Data collection devices for enabling personalised medicine and improved patient surveillance represent a huge market which is fast moving towards “pervasive adoption” and these devices are beginning to gain regulatory approval too. In some cases they are no more than just another smart phone app, but all have one thing in common: They are designed to collect huge amounts of data.

Along with the excitement at the potential of these apps and big data gadgets come many concerns, such as privacy versus data sharing, effectively using the data, the need to be selective and data security. I've gathered a few particularly interesting examples of how big data is being used today as well as some of the areas of concern that have arisen and will need to be addressed:

  • They are very apparent in the energy sector with the growth of smart meters and connected appliances, which are supposed to lead to the "intelligent home" and, on an even bigger scale, the "smart city". There is much discussion around customer privacy issues. Utility companies will be collecting a huge amount of data on their customers, monitoring their energy usage in real time. This additionally brings issues of how to process, store and archive all this data.

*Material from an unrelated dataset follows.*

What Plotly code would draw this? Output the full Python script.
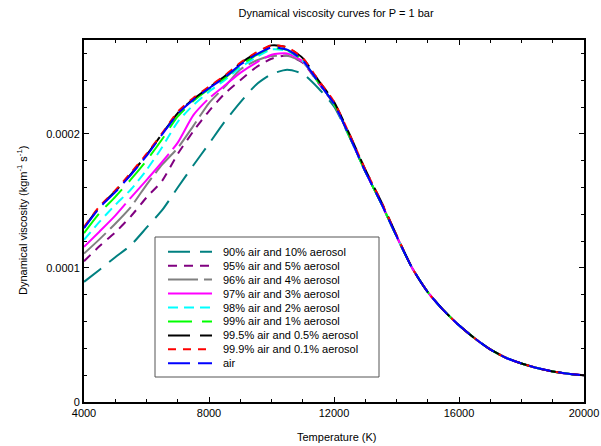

  • Anti-virus security firms are beginning to look at using big data analysis to decipher whether traces of activity on a customer's system could be from an infiltrator.
  • In retailing – one of the early adopters of using big data for customer analysis – there is the debate about whether collecting even more customer data and then mining this data to gather trends and behaviours really will provide better information on how we all shop or what we want to buy. Some customer analytics experts question whether more is really always better.

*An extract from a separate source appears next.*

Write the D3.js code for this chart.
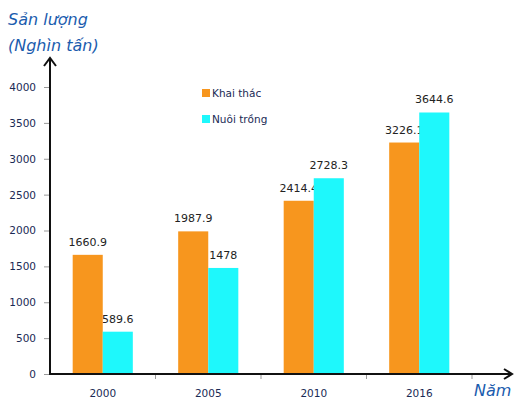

  • What about the corporate control of data? Scientists are raising the question of research data being made available. Scientific researchers are used to making the underlying data from their research openly available, but they fear that the vast amount of information being gathered by researchers at companies such as Microsoft and Facebook will be held back instead. The scientific community is concerned that this will prevent proper validation: How can you assess the quality and accuracy of someone's research if you cannot access their research data?

The complexity of big data projects is well-illustrated through the ambitious plans to scan every book, a vision first driven by Google and now being taken up by Harvard University via its Digital Public Library of America (DPLA) project. Technology is not the main issue here. These projects are caught up in the “tangle of legal, commercial and political issues” that surrounds the publishing world and likely the larger universe of big data as well.